Shaber: The practice owns the paper or electronic patient files, and the practice can sell them or not, depending on the wishes of the buyer and seller. You can be pretty sure the buyer won’t want the old files of former, non-recurring patients. The question becomes how much they are worth. That can become an issue under state and federal laws that forbid paying for referrals or paying kickbacks. You can’t guarantee that the patients will stay, and if the buyer pays an inflated price for the records, that looks like a disguised payment for the patients.

MDLinx: What is the process of selling a practice?

Krosner: As lawyers, our job is to advocate for our clients and get the best deal possible for [them], document it, make sure it’s regulatorily compliant, doesn’t violate any laws, and make sure the doctor is as protected as possible under the contracts. There is a principal acquisition agreement that has representations/warranties by the sellers and indemnification obligations to the buyer if those are wrong, and for other negotiated items. The seller’s lawyer seeks to limit that indemnification exposure as much as possible.

We often say our job is to help the seller achieve the most valuable transaction possible, with the greatest likelihood of the seller keeping that purchase price in his or her pocket. We also help clients understand and achieve the transaction and identify other professionals to assist.

"There’s a cadence to a transaction."

Dave Krosner

MDLinx: Which professionals participate in the sale of a practice?

Krosner: I like to have a team. You definitely need an M&A [mergers and acquisitions] lawyer, and often a healthcare regulatory lawyer, involved. Ideally, you would also have your accountant involved to help supplement the lawyer in terms of structure and tax results to the doctor. Sometimes you’ll have a broker—especially if it’s a larger transaction—to help identify and attract potential buyers and obtain the best purchase price possible. Brokers are engaged by the seller or the buyer. Small practices are unlikely to hire a broker.

The bottom line

MDLinx: Could you give a range on how much a physician can expect to make from selling a practice?

Krosner: It really depends. It depends on the profitability, revenue, and the nature of the buyer. In my experience, hospitals are less willing to pay as much of a premium as other buyers such as private equity-backed groups. A one-person, primary care physician is going to sell for way less than a 100-physician multispecialty, multi-geography practice. If the doctor is simply retiring, then they will get a lower-end offer.

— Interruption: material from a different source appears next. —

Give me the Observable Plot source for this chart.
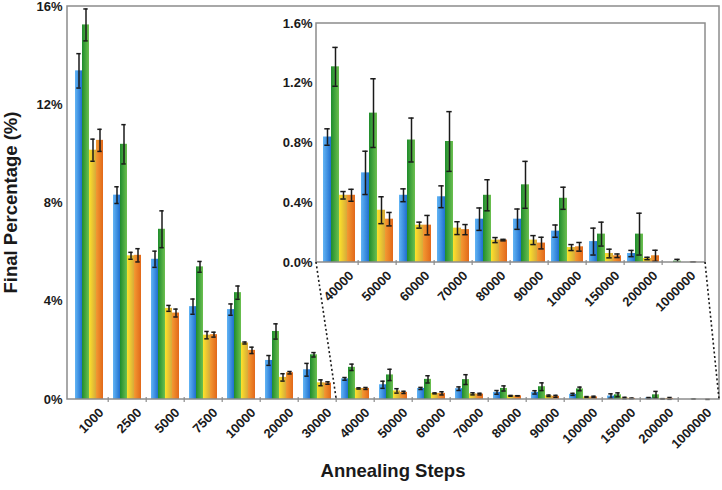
<!DOCTYPE html>
<html><head><meta charset="utf-8">
<script src="https://cdn.jsdelivr.net/npm/d3@7"></script>
<script src="https://cdn.jsdelivr.net/npm/@observablehq/plot@0.6"></script>
<style>
body{margin:0;background:#fff;}
#wrap{position:relative;width:722px;height:490px;background:#fff;}
#wrap svg{position:absolute;left:0;top:0;}
</style></head><body>
<svg width="0" height="0" style="position:absolute">
<defs>
<linearGradient id="gBlue" x1="0" x2="1" y1="0" y2="0"><stop offset="0" stop-color="#62b5f5"/><stop offset="1" stop-color="#1f6fcf"/></linearGradient>
<linearGradient id="gGreen" x1="0" x2="1" y1="0" y2="0"><stop offset="0" stop-color="#1f8c2c"/><stop offset="1" stop-color="#6cc050"/></linearGradient>
<linearGradient id="gYellow" x1="0" x2="1" y1="0" y2="0"><stop offset="0" stop-color="#fde32a"/><stop offset="1" stop-color="#d7a93a"/></linearGradient>
<linearGradient id="gOrange" x1="0" x2="1" y1="0" y2="0"><stop offset="0" stop-color="#f39a32"/><stop offset="1" stop-color="#e2681a"/></linearGradient>
</defs></svg>
<div id="wrap"></div>
<script>
// ---- data ----
const categories = ["1000","2500","5000","7500","10000","20000","30000","40000","50000","60000","70000","80000","90000","100000","150000","200000","1000000"];
const insetCategories = categories.slice(7);
const seriesNames = ["Series 1","Series 2","Series 3","Series 4"];
const seriesFills = ["url(#gBlue)","url(#gGreen)","url(#gYellow)","url(#gOrange)"];

const blueValues   = [13.38, 8.32, 5.71, 3.78, 3.66, 1.59, 1.21, 0.84, 0.60, 0.45, 0.44, 0.29, 0.29, 0.21, 0.14, 0.06, 0.00];
const blueErrors   = [0.70, 0.34, 0.33, 0.31, 0.23, 0.20, 0.26, 0.055, 0.145, 0.043, 0.073, 0.075, 0.068, 0.041, 0.09, 0.021, 0];
const greenValues  = [15.25, 10.39, 6.93, 5.40, 4.35, 2.77, 1.82, 1.31, 1.00, 0.82, 0.81, 0.45, 0.52, 0.43, 0.19, 0.19, 0.009];
const greenErrors  = [0.65, 0.80, 0.75, 0.22, 0.27, 0.31, 0.09, 0.13, 0.23, 0.147, 0.20, 0.104, 0.157, 0.074, 0.08, 0.14, 0.012];
const yellowValues = [10.15, 5.85, 3.71, 2.62, 2.30, 0.90, 0.68, 0.45, 0.35, 0.25, 0.23, 0.15, 0.15, 0.10, 0.06, 0.027, 0];
const yellowErrors = [0.45, 0.14, 0.12, 0.15, 0.04, 0.15, 0.12, 0.025, 0.09, 0.02, 0.043, 0.017, 0.03, 0.02, 0.029, 0.008, 0];
const orangeValues = [10.55, 5.87, 3.52, 2.64, 2.00, 1.09, 0.67, 0.45, 0.29, 0.25, 0.22, 0.15, 0.13, 0.105, 0.045, 0.045, 0.002];
const orangeErrors = [0.45, 0.27, 0.16, 0.10, 0.13, 0.05, 0.05, 0.04, 0.045, 0.065, 0.034, 0.005, 0.039, 0.029, 0.012, 0.037, 0.002];

const mainTicks = [0, 4, 8, 12, 16];
const insetTicks = [0, 0.4, 0.8, 1.2, 1.6];
const xTitle = "Annealing Steps";
const yTitle = "Final Percentage (%)";

// ---- build rows ----
const allValues = [blueValues, greenValues, yellowValues, orangeValues];
const allErrors = [blueErrors, greenErrors, yellowErrors, orangeErrors];
const rows = [];
categories.forEach((c, i) => seriesNames.forEach((s, k) => rows.push({cat: c, series: s, value: allValues[k][i], err: allErrors[k][i]})));
const insetRows = rows.filter(d => insetCategories.includes(d.cat));

const W = 722, H = 490;
const baseStyle = {fontFamily: "'Liberation Sans', Arial, Helvetica, sans-serif", fontSize: "13px", fontWeight: "bold", color: "#1a1a1a", background: "transparent", overflow: "visible"};

function makeMarks(data) {
  return [
    Plot.barY(data, {x: "series", y: "value", fill: "series"}),
    Plot.ruleX(data, {filter: d => d.err > 0, x: "series", y1: d => Math.max(0, d.value - d.err), y2: d => d.value + d.err, stroke: "#1a1a1a", strokeWidth: 1.5}),
    Plot.tickY(data, {filter: d => d.err > 0, x: "series", y: d => d.value + d.err, stroke: "#1a1a1a", strokeWidth: 1.5, insetLeft: 1.3, insetRight: 1.3}),
    Plot.tickY(data, {filter: d => d.err > 0 && d.value - d.err > 0, x: "series", y: d => d.value - d.err, stroke: "#1a1a1a", strokeWidth: 1.5, insetLeft: 1.3, insetRight: 1.3})
  ];
}

const main = Plot.plot({
  width: W, height: H,
  marginLeft: 67, marginRight: 3, marginTop: 6, marginBottom: 91,
  style: baseStyle,
  facet: {data: rows, x: "cat"},
  fx: {domain: categories, paddingInner: 0.2, paddingOuter: 0.1, axis: "bottom", tickRotate: -45, tickSize: 0, tickPadding: 6, label: null},
  x: {domain: seriesNames, padding: 0, axis: null},
  y: {domain: [0, 16], ticks: mainTicks, tickFormat: d => d + "%", tickSize: 0, tickPadding: 12, label: null},
  color: {type: "ordinal", domain: seriesNames, range: seriesFills},
  marks: makeMarks(rows)
});

const inset = Plot.plot({
  width: W, height: H,
  marginLeft: 316, marginRight: 17, marginTop: 23, marginBottom: 228,
  style: baseStyle,
  facet: {data: insetRows, x: "cat"},
  fx: {domain: insetCategories, paddingInner: 0.15, paddingOuter: 0.075, axis: "bottom", tickRotate: -45, tickSize: 0, tickPadding: 6, label: null},
  x: {domain: seriesNames, padding: 0, axis: null},
  y: {domain: [0, 1.6], ticks: insetTicks, tickFormat: d => d.toFixed(1) + "%", tickSize: 0, tickPadding: 11, label: null},
  color: {type: "ordinal", domain: seriesNames, range: seriesFills},
  marks: makeMarks(insetRows)
});

// shift the rotated category labels so their ends sit right of the band centre, as in the original
function shiftFxLabels(svg, dx, dy) {
  const els = Array.from(svg.querySelectorAll('[aria-label^="fx-axis"]'))
    .filter(el => el.querySelector("text") && !(el.parentElement && el.parentElement.closest('[aria-label^="fx-axis"]')));
  els.forEach(el => {
    const t = el.getAttribute("transform") || "";
    el.setAttribute("transform", `translate(${dx},${dy}) ${t}`);
  });
}
shiftFxLabels(main, 12, 5);
shiftFxLabels(inset, 12, 5);

const wrap = document.getElementById("wrap");
wrap.appendChild(main);
wrap.appendChild(inset);

// ---- overlay: frames, category ticks, zoom connectors, axis titles ----
const ov = d3.select(wrap).append("svg").attr("width", W).attr("height", H).style("pointer-events", "none");
function frameInfo(p) {
  const fx = p.scale("fx"), y = p.scale("y");
  const [r0, r1] = fx.range;
  const step = fx.step || fx.bandwidth / (1 - fx.paddingInner);
  return {x0: r0, x1: r1, yTop: y.apply(y.domain[1]), yBot: y.apply(y.domain[0]), step, fx};
}
const mf = frameInfo(main), inf = frameInfo(inset);
[mf, inf].forEach(f => {
  ov.append("rect").attr("x", f.x0).attr("y", f.yTop).attr("width", f.x1 - f.x0).attr("height", f.yBot - f.yTop)
    .attr("fill", "none").attr("stroke", "#8c8c8c").attr("stroke-width", 1.5);
  for (let i = 1; i < f.fx.domain.length; i++) {
    const bx = f.fx.apply(f.fx.domain[i]) - f.step * f.fx.paddingInner / 2;
    ov.append("line").attr("x1", bx).attr("x2", bx).attr("y1", f.yBot - 2).attr("y2", f.yBot + 3).attr("stroke", "#8c8c8c").attr("stroke-width", 1.2);
  }
});
const leftJoin = mf.fx.apply(insetCategories[0]) - mf.step * mf.fx.paddingInner / 2;
ov.append("line").attr("x1", inf.x0).attr("y1", inf.yBot).attr("x2", leftJoin).attr("y2", mf.yBot)
  .attr("stroke", "#1a1a1a").attr("stroke-width", 1.6).attr("stroke-dasharray", "2,2.5");
ov.append("line").attr("x1", inf.x1).attr("y1", inf.yBot).attr("x2", mf.x1).attr("y2", mf.yBot)
  .attr("stroke", "#1a1a1a").attr("stroke-width", 1.6).attr("stroke-dasharray", "2,2.5");

ov.append("text").text(xTitle).attr("x", (mf.x0 + mf.x1) / 2).attr("y", 477).attr("text-anchor", "middle")
  .attr("font-family", baseStyle.fontFamily).attr("font-size", 18.5).attr("font-weight", "bold").attr("fill", "#1a1a1a");
ov.append("text").text(yTitle).attr("transform", `translate(17,${(mf.yTop + mf.yBot) / 2}) rotate(-90)`).attr("text-anchor", "middle")
  .attr("font-family", baseStyle.fontFamily).attr("font-size", 18.5).attr("font-weight", "bold").attr("fill", "#1a1a1a");
</script>
</body></html>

"If they are selling the practice and going to continue to work but take a little less pay, then the number will be higher."

Dave Krosner

What this means for you

If you’re considering selling your practice, it may be best to do so while you’re still working, as its value will drop upon your retirement. Its selling value depends on a number of factors such as revenue and profitability, but ultimately comes down to what a buyer’s willing to pay. Beyond the “hard assets” (office, furniture, etc.), you’re also selling “goodwill”—intangible assets that could include you staying on. You also own your patient records, so those could be part of the transaction. When you’re ready to sell, choose legal representatives who will advocate for your interests and secure the best overall deal. Vet attorneys and their firms, ask colleagues for recommendations, and upon choosing who will handle the sale, carefully consider all offers with their input.